Je veux ma maison bien ouverte,

Bonne pour tous les miséreux.

Je l’ouvrirai à tout venant

Comme quelqu’un se souvenant

D’avoir longtemps pâti dehors,

Assailli de toutes les morts

Refusé de toutes les portes

Mordu de froid, rongé d’espoir

Anéanti d’ennui vivace

Exaspéré d’espoir tenace

Toujours en quête de pardon

Toujours en chasse de péché.

Oe, 153

On pourrait penser que cette maison — qui n’est encore qu’une projection dans l’avenir, un bientôt qui réplique à l’autrefois — illustre plus concrètement cet « espace analogue à l’Au-delà » où Garneau se proposait de « trouver dans ce réduit matière/Pour vivre et l’art » (Oe, 27). La maison offre le réconfort, la protection et la sécurité que l’être sans foyer n’a pas. Or parce qu’elle est « bien ouverte », le dehors et la vie la traversent. Elle figure l’espérance d’une poésie qui ne serait pas repliée sur elle-même et qui par conséquent sauverait de l’anéantissement : « Car la maison meurt où rien n’est ouvert » (Oe, 22). On prend conscience, par la tension de l’intérieur et de l’extérieur que provoque l’ouverture de la maison, des possibilités que l’idéal poétique garnélien offre au jeu de l’ironie. Les deux diptyques qui concluent le poème « Ma maison » font d’ailleurs sentir ce que la posture de Garneau doit à l’identité des contraires.

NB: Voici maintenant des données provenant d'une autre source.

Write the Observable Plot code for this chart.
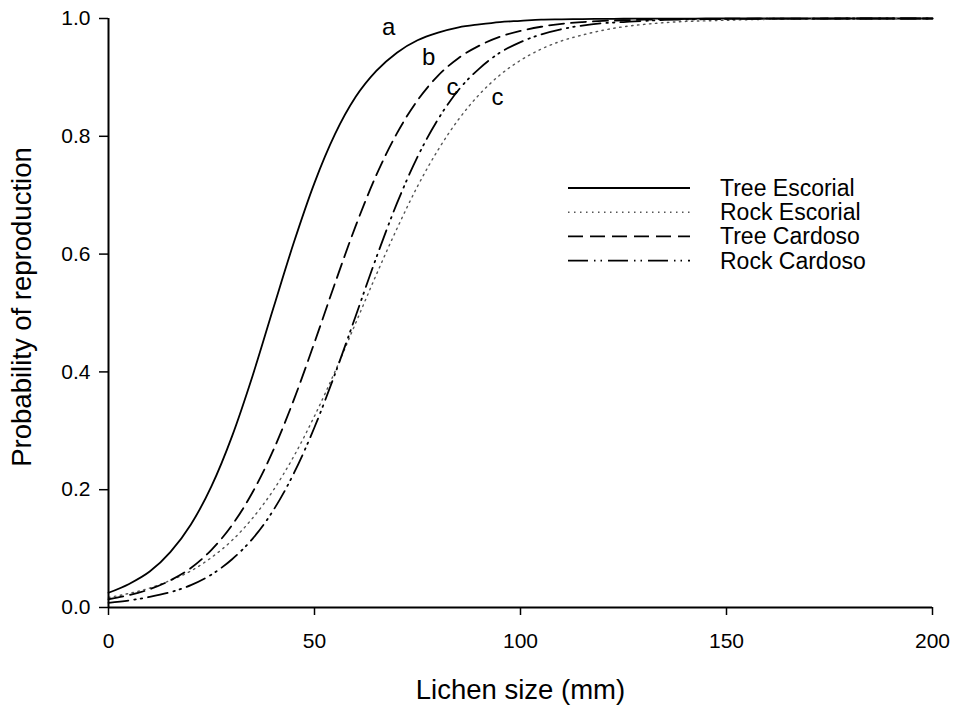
<!DOCTYPE html>
<html>
<head>
<meta charset="utf-8">
<script src="https://cdn.jsdelivr.net/npm/d3@7"></script>
<script src="https://cdn.jsdelivr.net/npm/@observablehq/plot@0.6"></script>
<style>
  html, body { margin: 0; padding: 0; background: #fff; }
  #chart { width: 961px; height: 708px; }
</style>
</head>
<body>
<div id="chart"></div>
<script>
// Lichen size (mm) sample positions
const sizes = [0,5,10,15,20,25,30,35,40,45,50,55,60,65,70,75,80,85,90,95,100,105,110,115,120,125,130,135,140,145,150,155,160,165,170,175,180,185,190,195,200];

// Probability of reproduction
const treeEscorial = [0.025,0.040,0.061,0.094,0.141,0.206,0.291,0.394,0.508,0.620,0.721,0.804,0.867,0.911,0.942,0.963,0.976,0.985,0.990,0.994,0.996,0.998,0.9985,0.999,0.9994,0.9996,0.9998,0.9999,0.9999,1,1,1,1,1,1,1,1,1,1,1,1];
const rockEscorial = [0.017,0.024,0.033,0.046,0.062,0.085,0.114,0.152,0.199,0.257,0.325,0.401,0.483,0.565,0.643,0.715,0.777,0.829,0.871,0.904,0.929,0.948,0.962,0.972,0.980,0.986,0.990,0.993,0.995,0.996,0.997,0.998,0.9985,0.999,0.9992,0.9994,0.9996,0.9997,0.9998,0.9998,0.9999];
const treeCardoso = [0.014,0.021,0.031,0.046,0.067,0.098,0.140,0.196,0.267,0.353,0.450,0.551,0.648,0.734,0.805,0.861,0.903,0.933,0.954,0.969,0.979,0.986,0.991,0.994,0.996,0.997,0.998,0.9988,0.9992,0.9994,0.9996,0.9997,0.9998,0.9999,0.9999,1,1,1,1,1,1];
const rockCardoso = [0.008,0.012,0.018,0.026,0.038,0.056,0.082,0.117,0.165,0.228,0.306,0.397,0.495,0.594,0.686,0.765,0.829,0.879,0.915,0.942,0.960,0.973,0.982,0.988,0.992,0.994,0.996,0.9975,0.9983,0.9989,0.9992,0.9995,0.9997,0.9998,0.9999,0.9999,1,1,1,1,1];

const seriesNames = ["Tree Escorial", "Rock Escorial", "Tree Cardoso", "Rock Cardoso"];
const seriesValues = [treeEscorial, rockEscorial, treeCardoso, rockCardoso];

// letter annotations
const letterText = ["a", "b", "c", "c"];
const letterX = [68, 77.7, 83.5, 94.4];
const letterY = [0.985, 0.934, 0.883, 0.866];

const xTicks = [0, 50, 100, 150, 200];
const yTicks = [0, 0.2, 0.4, 0.6, 0.8, 1.0];
const xTitle = "Lichen size (mm)";
const yTitle = "Probability of reproduction";

// styles
const styles = {
  "Tree Escorial": {stroke: "#000", strokeWidth: 1.8, dash: null},
  "Rock Escorial": {stroke: "#555", strokeWidth: 1.4, dash: "1.5,4.5"},
  "Tree Cardoso": {stroke: "#000", strokeWidth: 1.8, dash: "15,7"},
  "Rock Cardoso": {stroke: "#000", strokeWidth: 1.8, dash: "20,6,1.5,5,1.5,6"}
};

const font = "'Liberation Sans', Arial, Helvetica, sans-serif";

const lineMarks = seriesNames.map((name, i) => {
  const data = sizes.map((s, j) => ({x: s, y: seriesValues[i][j]}));
  const st = styles[name];
  return Plot.line(data, {
    x: "x", y: "y", curve: "monotone-x",
    stroke: st.stroke, strokeWidth: st.strokeWidth,
    strokeDasharray: st.dash
  });
});

const letters = letterText.map((t, i) => ({t, x: letterX[i], y: letterY[i]}));

const chart = Plot.plot({
  width: 961,
  height: 708,
  marginLeft: 108,
  marginRight: 29,
  marginTop: 18,
  marginBottom: 101,
  style: {fontFamily: font, fontSize: "21px", color: "#000", background: "#fff", overflow: "visible"},
  x: {domain: [0, 200]},
  y: {domain: [0, 1]},
  marks: [
    Plot.axisX({ticks: xTicks, tickSize: 8, tickPadding: 18, tickFormat: d3.format("d"), label: null, strokeWidth: 1.5, fontSize: 21}),
    Plot.axisY({ticks: yTicks, tickSize: 9, tickPadding: 9, tickFormat: d3.format(".1f"), label: null, strokeWidth: 1.5, fontSize: 21}),
    ...lineMarks,
    Plot.ruleX([0], {stroke: "#000", strokeWidth: 2}),
    Plot.ruleY([0], {stroke: "#000", strokeWidth: 2}),
    Plot.text(letters, {x: "x", y: "y", text: "t", fontSize: 24, fill: "#000"}),
    Plot.text([xTitle], {frameAnchor: "bottom", textAnchor: "middle", lineAnchor: "middle", dy: 83, fontSize: 27.5, fill: "#000"}),
    Plot.text([yTitle], {frameAnchor: "left", textAnchor: "middle", lineAnchor: "middle", rotate: -90, dx: -86, dy: -6, fontSize: 27.5, fill: "#000"})
  ]
});

document.getElementById("chart").appendChild(chart);

// Legend drawn inside the plot's SVG
const svg = d3.select(chart);
const legend = svg.append("g").attr("font-family", font).attr("font-size", 23).attr("text-anchor", "start");
seriesNames.forEach((name, i) => {
  const y = 188 + i * 24.2;
  const st = styles[name];
  legend.append("line")
    .attr("x1", 568).attr("x2", 690).attr("y1", y).attr("y2", y)
    .attr("stroke", st.stroke).attr("stroke-width", st.strokeWidth)
    .attr("stroke-dasharray", st.dash);
  legend.append("text")
    .attr("x", 720).attr("y", y).attr("dy", "0.35em")
    .attr("text-anchor", "start").style("font-size", "23px")
    .attr("fill", "#000").text(name);
});
</script>
</body>
</html>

La similitude métrique, grammaticale, syntaxique et phonétique des vers favorise le rapprochement de réalités antithétiques sans toutefois annuler leurs différences, d’où leur force paradoxale. La « maison bien ouverte » du poème est le lieu où, par la voie des trouées de l’ironie, Garneau « retrouv[e] libre l’air et la lumière » (Oe, 26) ; l’espoir et l’ennui ; le pardon et le péché. Quoi d’autre qu’une conscience ironique peut, du fond de la désolation et du désenchantement, investir la fissure ou le trou d’un pouvoir d’échange plutôt que d’effondrement ? « Mais un trou dans notre monde c’est déjà quelque chose/[…] Cela permet de voguer et de revenir/Cela peut libérer de mesurer le monde à pied/pied à pied » (Oe, 200), conclut Garneau dans son poème « Poids et mesures ». Il faut à la lumière de ces vers considérer l’ironie comme un acte de résistance contre les forces dramatiques du désespoir, signe qu’elle aide le poète à « revenir » au moment où l’excès menace de l’emporter. Voilà pourquoi cette ironie nous apparaît comme le pivot de l’esthétique et de l’ontologie, car le désir d’une parole juste s’accorde chez Garneau avec le privilège de la modération dans l’expérience qu’il fait des limites de sa personne.